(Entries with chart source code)
........

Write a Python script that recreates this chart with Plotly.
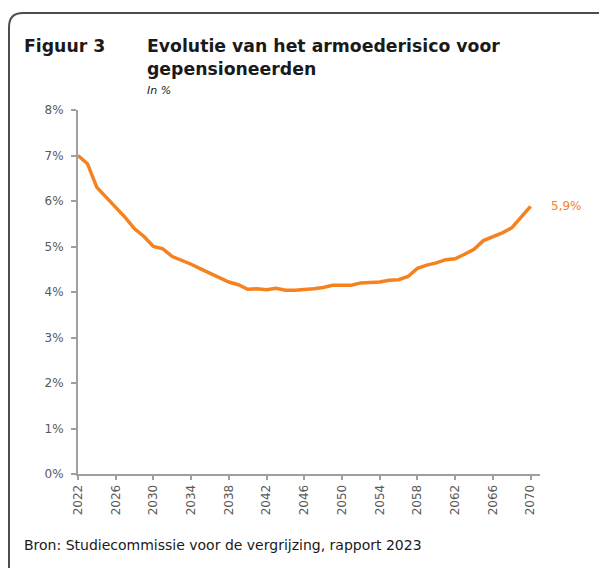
import plotly.graph_objects as go

years = list(range(2022, 2071))
risk = [7.00, 6.82, 6.30, 6.08, 5.88, 5.64, 5.39, 5.22, 5.00, 4.95,
        4.78, 4.70, 4.61, 4.51, 4.42, 4.33, 4.22, 4.16, 4.06, 4.07,
        4.05, 4.08, 4.04, 4.04, 4.05, 4.07, 4.10, 4.15, 4.15, 4.15,
        4.20, 4.21, 4.22, 4.26, 4.27, 4.34, 4.52, 4.59, 4.64, 4.71,
        4.73, 4.83, 4.94, 5.13, 5.21, 5.30, 5.41, 5.65, 5.88]
tick_years = list(range(2022, 2071, 4))
y_ticks = list(range(0, 9))
end_label = "5,9%"

W, H = 607, 568
L, R, T, B = 70, 532, 102, 466
PW, PH = R - L, B - T

def px(X):
    return (X - L) / PW

def py(Y):
    return (B - Y) / PH

ORANGE = "#F5821F"
GRAY = "#595959"
FONT = "DejaVu Sans"

fig = go.Figure()
fig.add_trace(go.Scatter(x=years, y=risk, mode="lines",
                         line=dict(color=ORANGE, width=3.5),
                         hoverinfo="skip", showlegend=False))

fig.add_annotation(x=years[-1], y=risk[-1], xref="x", yref="y", text=end_label,
                   showarrow=False, xanchor="left", yanchor="middle", xshift=18,
                   font=dict(family=FONT, size=12, color=ORANGE))

# Titles
TITLE = dict(family=FONT, size=17.3, color="#1a1a1a")
fig.add_annotation(x=px(14), y=py(38), xref="paper", yref="paper", text="<b>Figuur 3</b>",
                   showarrow=False, xanchor="left", yanchor="middle", font=TITLE)
fig.add_annotation(x=px(137), y=py(38), xref="paper", yref="paper",
                   text="<b>Evolutie van het armoederisico voor</b>",
                   showarrow=False, xanchor="left", yanchor="middle", font=TITLE)
fig.add_annotation(x=px(137), y=py(61), xref="paper", yref="paper",
                   text="<b>gepensioneerden</b>",
                   showarrow=False, xanchor="left", yanchor="middle", font=TITLE)
fig.add_annotation(x=px(137), y=py(83), xref="paper", yref="paper",
                   text="<i>In %</i>",
                   showarrow=False, xanchor="left", yanchor="middle",
                   font=dict(family=FONT, size=11, color="#1a1a1a"))
fig.add_annotation(x=px(14), y=py(537), xref="paper", yref="paper",
                   text="Bron: Studiecommissie voor de vergrijzing, rapport 2023",
                   showarrow=False, xanchor="left", yanchor="middle",
                   font=dict(family=FONT, size=14, color="#1a1a1a"))

# Rounded frame (left and top edges visible)
r = 14
path = (f"M {px(1)},{py(640)} L {px(1)},{py(5 + r)} "
        f"Q {px(1)},{py(5)} {px(1 + r)},{py(5)} L {px(640)},{py(5)}")
fig.add_shape(type="path", path=path, xref="paper", yref="paper",
              line=dict(color="#4d4d4d", width=2))

fig.update_layout(
    width=W, height=H,
    margin=dict(l=L, r=W - R, t=T, b=H - B, pad=0),
    paper_bgcolor="white", plot_bgcolor="white",
    showlegend=False,
    xaxis=dict(range=[2022, 2071], tickvals=tick_years, ticktext=[str(y) for y in tick_years],
               tickangle=-90, showgrid=False, zeroline=False,
               showline=True, linecolor="#a0a0a0", linewidth=2,
               ticks="outside", ticklen=4, tickwidth=1.5, tickcolor="#a0a0a0",
               tickfont=dict(family=FONT, size=12, color=GRAY)),
    yaxis=dict(range=[0, 8], tickvals=y_ticks, ticktext=[f"{v}%" for v in y_ticks],
               showgrid=False, zeroline=False,
               showline=True, linecolor="#a0a0a0", linewidth=2,
               ticks="outside", ticklen=5, tickwidth=1.5, tickcolor="#a0a0a0",
               ticklabelstandoff=5,
               tickfont=dict(family=FONT, size=12, color=GRAY)),
)

fig.write_html("out.html")
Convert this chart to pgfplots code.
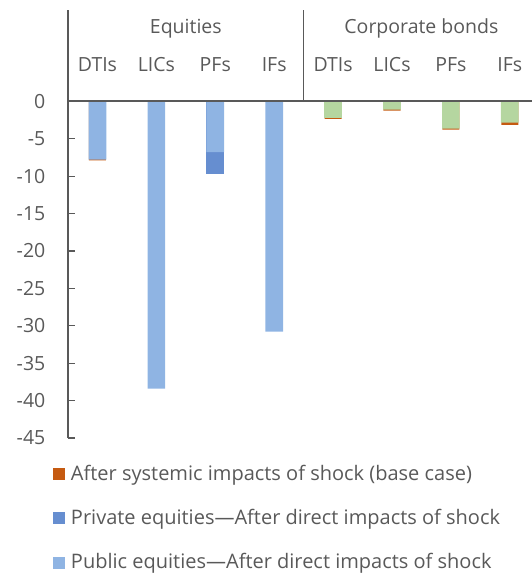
\documentclass[border=0pt]{standalone}
\usepackage{fontspec}
\setmainfont{Open Sans}
\usepackage{pgfplots}
\pgfplotsset{compat=1.18}
\definecolor{pubeq}{RGB}{143,180,227}
\definecolor{priveq}{RGB}{102,142,208}
\definecolor{bondg}{RGB}{181,214,160}
\definecolor{sysor}{RGB}{197,90,17}
\definecolor{txt}{RGB}{89,89,89}
\begin{document}
\fontsize{19.5}{23}\selectfont
\begin{tikzpicture}
\begin{axis}[name=ax, scale only axis, width=463pt, height=428pt,
  xmin=-0.5, xmax=7.36, ymin=-45, ymax=12.2,
  axis x line=none, axis y line*=left,
  y axis line style={draw=txt, line width=1.2pt, -},
  ytick={-45,-40,...,0},
  tick align=inside, major tick length=7pt,
  ytick style={draw=txt, line width=1.2pt},
  yticklabel style={text=txt, xshift=-16pt},
  /pgf/number format/assume math mode=true,
  clip=false,
  ybar, bar width=0.3,
  every axis plot/.append style={bar shift=0pt, draw=none},
  legend style={draw=none, fill=none, inner sep=0pt, outer sep=0pt,
    at={(0,0)}, anchor=north west, xshift=-15pt, yshift=-27pt,
    nodes={inner sep=0pt, text=txt, font=\fontsize{20}{23}\selectfont}, row sep=26pt,
    /tikz/every odd column/.append style={column sep=6pt}},
  legend cell align=left,
  legend image code/.code={\fill[#1] (0pt,-6pt) rectangle (12pt,6pt);},
]
% After systemic impacts (totals)
\addplot[fill=sysor, bar width=0.29] coordinates {(0,-7.9) (4,-2.36) (5,-1.26) (6,-3.8) (7,-3.15)};
% Private equities (cumulative with public)
\addplot[fill=priveq] coordinates {(2,-9.75)};
% Public equities
\addplot[fill=pubeq] coordinates {(0,-7.8) (1,-38.4) (2,-6.8) (3,-30.8)};
% Corporate bonds after direct impacts
\addplot[fill=bondg, forget plot] coordinates {(4,-2.22) (5,-1.1) (6,-3.66) (7,-2.86)};
\legend{After systemic impacts of shock (base case),Private equities---After direct impacts of shock,Public equities---After direct impacts of shock}
\draw[txt, line width=1.6pt] (axis cs:-0.5,0) -- (axis cs:7.5,0);
\draw[txt, line width=1.2pt] (axis cs:3.5,0) -- (axis cs:3.5,12.2);
\node[anchor=base, text=txt] at (axis cs:1.5,9.06) {Equities};
\node[anchor=base, text=txt] at (axis cs:5.5,9.06) {Corporate bonds};
\node[anchor=base, text=txt] at (axis cs:0,3.92) {DTIs};
\node[anchor=base, text=txt] at (axis cs:1,3.92) {LICs};
\node[anchor=base, text=txt] at (axis cs:2,3.92) {PFs};
\node[anchor=base, text=txt] at (axis cs:3,3.92) {IFs};
\node[anchor=base, text=txt] at (axis cs:4,3.92) {DTIs};
\node[anchor=base, text=txt] at (axis cs:5,3.92) {LICs};
\node[anchor=base, text=txt] at (axis cs:6,3.92) {PFs};
\node[anchor=base, text=txt] at (axis cs:7,3.92) {IFs};
\end{axis}
\pgfresetboundingbox
\path ([shift={(-68pt,-135pt)}]ax.south west) rectangle ([shift={(463pt,438pt)}]ax.south west);
\end{tikzpicture}
\end{document}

........

• THE PROBLEM: Give again, exactly, the lines from the start of the data through the one holding "import plotly.graph_objects as go"; omit the pictures.

• EXPECTED ANSWER:
Write a Python script that recreates this chart with Plotly.
import plotly.graph_objects as go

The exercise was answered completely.